• WHAT THIS TASK INVOLVES: Extract the lines from the start through the line that holds "var serif = 'Liberation", both included, omitting all images.

• INFORMATION SUPPLIED:
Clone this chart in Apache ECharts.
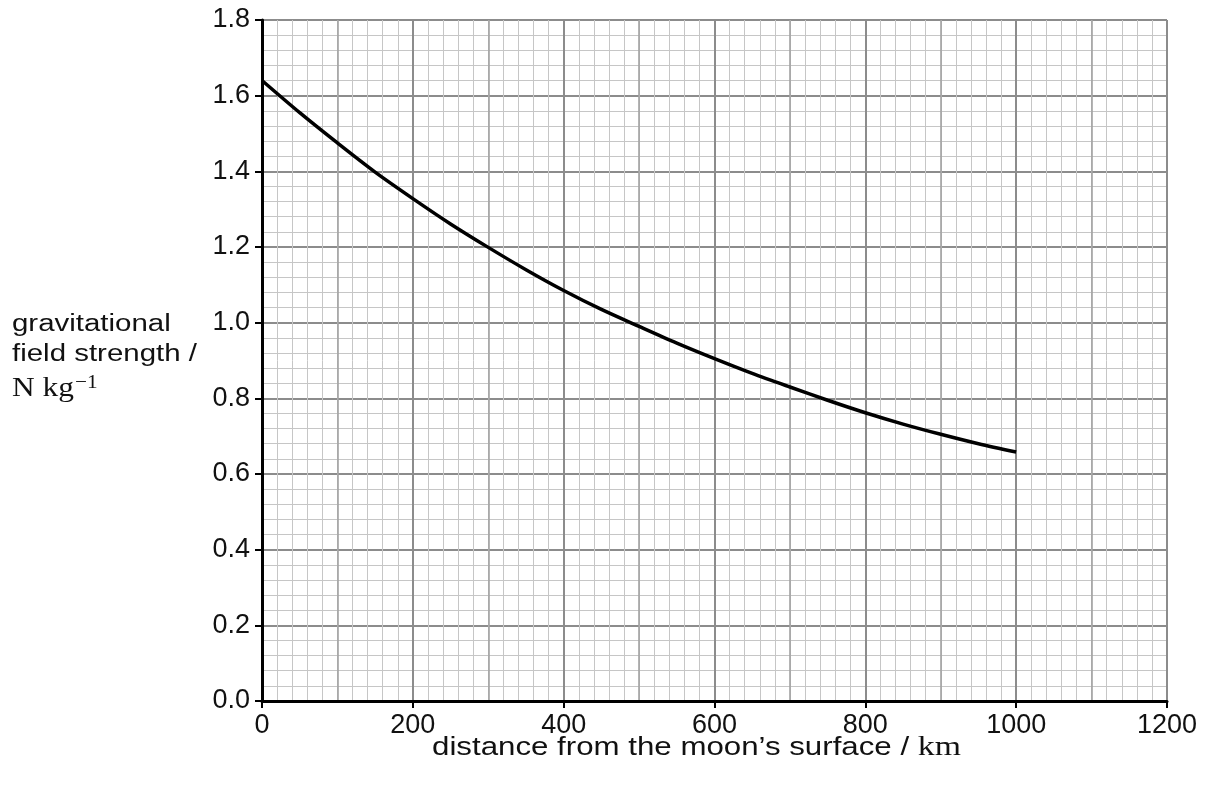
<!DOCTYPE html>
<html>
<head>
<meta charset="utf-8">
<script src="https://cdn.jsdelivr.net/npm/echarts@6/dist/echarts.min.js"></script>
<style>
html,body{margin:0;padding:0;background:#fff;}
#chart{width:1211px;height:787px;}
</style>
</head>
<body>
<div id="chart"></div>
<script>
// distance from the moon's surface / km
var distanceKm = [0, 50, 100, 150, 200, 250, 300, 350, 400, 450, 500, 550, 600, 650, 700, 750, 800, 850, 900, 950, 1000];
// gravitational field strength / N kg^-1
var fieldStrength = [1.64, 1.555, 1.475, 1.398, 1.328, 1.261, 1.199, 1.14, 1.085, 1.035, 0.99, 0.946, 0.905, 0.866, 0.83, 0.795, 0.762, 0.732, 0.705, 0.68, 0.658];
var xTickLabels = ['0', '200', '400', '600', '800', '1000', '1200'];
var yTickLabels = ['0.0', '0.2', '0.4', '0.6', '0.8', '1.0', '1.2', '1.4', '1.6', '1.8'];

var points = distanceKm.map(function (d, i) { return [d, fieldStrength[i]]; });

var chart = echarts.init(document.getElementById('chart'), null, {renderer: 'canvas'});
var labelFont = 'Liberation Sans, Arial, sans-serif';
var serif = 'Liberation Serif, Times New Roman, serif';

function hiddenAxis(pos, interval, max, color, width) {
  return {
    type: 'value', position: pos, min: 0, max: max, interval: interval,
    axisLine: {show: false}, axisTick: {show: false}, axisLabel: {show: false},
    splitLine: {show: true, lineStyle: {color: color, width: width}}
  };
}

chart.setOption({
  animation: false,
  backgroundColor: '#fff',
  grid: {left: 262, right: 44, top: 20, bottom: 86, containLabel: false},
  xAxis: [
    hiddenAxis('bottom', 20, 1200, '#c6c6c6', 1),
    hiddenAxis('bottom', 100, 1200, '#a2a2a2', 1.6),
    {
      type: 'value', position: 'bottom', min: 0, max: 1200, interval: 200,
      axisLine: {show: true, onZero: false, lineStyle: {color: '#000', width: 3}},
      axisTick: {show: true, length: 7, lineStyle: {color: '#000', width: 2}},
      axisLabel: {
        show: true, margin: 11, color: '#111', fontSize: 27, fontFamily: labelFont,
        formatter: function (v) { return xTickLabels[Math.round(v / 200)]; }
      },
      splitLine: {show: true, lineStyle: {color: '#8c8c8c', width: 2}}
    }
  ],
  yAxis: [
    hiddenAxis('left', 0.04, 1.8, '#c6c6c6', 1),
    {
      type: 'value', position: 'left', min: 0, max: 1.8, interval: 0.2,
      axisLine: {show: true, onZero: false, lineStyle: {color: '#000', width: 3}},
      axisTick: {show: true, length: 7, lineStyle: {color: '#000', width: 2}},
      axisLabel: {
        show: true, margin: 12, color: '#111', fontSize: 27, fontFamily: labelFont,
        formatter: function (v) { return yTickLabels[Math.round(v / 0.2)]; }
      },
      splitLine: {show: true, lineStyle: {color: '#8c8c8c', width: 2}}
    }
  ],
  series: [{
    type: 'line',
    xAxisIndex: 2,
    yAxisIndex: 1,
    data: points,
    smooth: 0.3,
    symbol: 'none',
    lineStyle: {color: '#000', width: 3.5}
  }],
  graphic: [
    {
      type: 'text', x: 12, y: 325, scaleX: 1.28,
      style: {text: 'gravitational', font: '23px ' + labelFont, fill: '#111', verticalAlign: 'middle'}
    },
    {
      type: 'text', x: 12, y: 355, scaleX: 1.28,
      style: {text: 'field strength /', font: '23px ' + labelFont, fill: '#111', verticalAlign: 'middle'}
    },
    {
      type: 'text', x: 12, y: 389, scaleX: 1.12,
      style: {
        text: 'N kg{s|−1}', font: '28px ' + serif, fill: '#111', verticalAlign: 'middle',
        rich: {s: {font: '19px ' + serif, fill: '#111', verticalAlign: 'top', padding: [0, 0, 12, 1]}}
      }
    },
    {
      type: 'text', x: 432, y: 748, scaleX: 1.25,
      style: {
        text: 'distance from the moon’s surface / {u|km}',
        font: '25px ' + labelFont, fill: '#111', verticalAlign: 'middle',
        rich: {u: {font: '27px ' + serif, fill: '#111'}}
      }
    }
  ]
});
</script>
</body>
</html>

• SOLVED EXERCISE:
Clone this chart in Apache ECharts.
<!DOCTYPE html>
<html>
<head>
<meta charset="utf-8">
<script src="https://cdn.jsdelivr.net/npm/echarts@6/dist/echarts.min.js"></script>
<style>
html,body{margin:0;padding:0;background:#fff;}
#chart{width:1211px;height:787px;}
</style>
</head>
<body>
<div id="chart"></div>
<script>
// distance from the moon's surface / km
var distanceKm = [0, 50, 100, 150, 200, 250, 300, 350, 400, 450, 500, 550, 600, 650, 700, 750, 800, 850, 900, 950, 1000];
// gravitational field strength / N kg^-1
var fieldStrength = [1.64, 1.555, 1.475, 1.398, 1.328, 1.261, 1.199, 1.14, 1.085, 1.035, 0.99, 0.946, 0.905, 0.866, 0.83, 0.795, 0.762, 0.732, 0.705, 0.68, 0.658];
var xTickLabels = ['0', '200', '400', '600', '800', '1000', '1200'];
var yTickLabels = ['0.0', '0.2', '0.4', '0.6', '0.8', '1.0', '1.2', '1.4', '1.6', '1.8'];

var points = distanceKm.map(function (d, i) { return [d, fieldStrength[i]]; });

var chart = echarts.init(document.getElementById('chart'), null, {renderer: 'canvas'});
var labelFont = 'Liberation Sans, Arial, sans-serif';
var serif = 'Liberation Serif, Times New Roman, serif';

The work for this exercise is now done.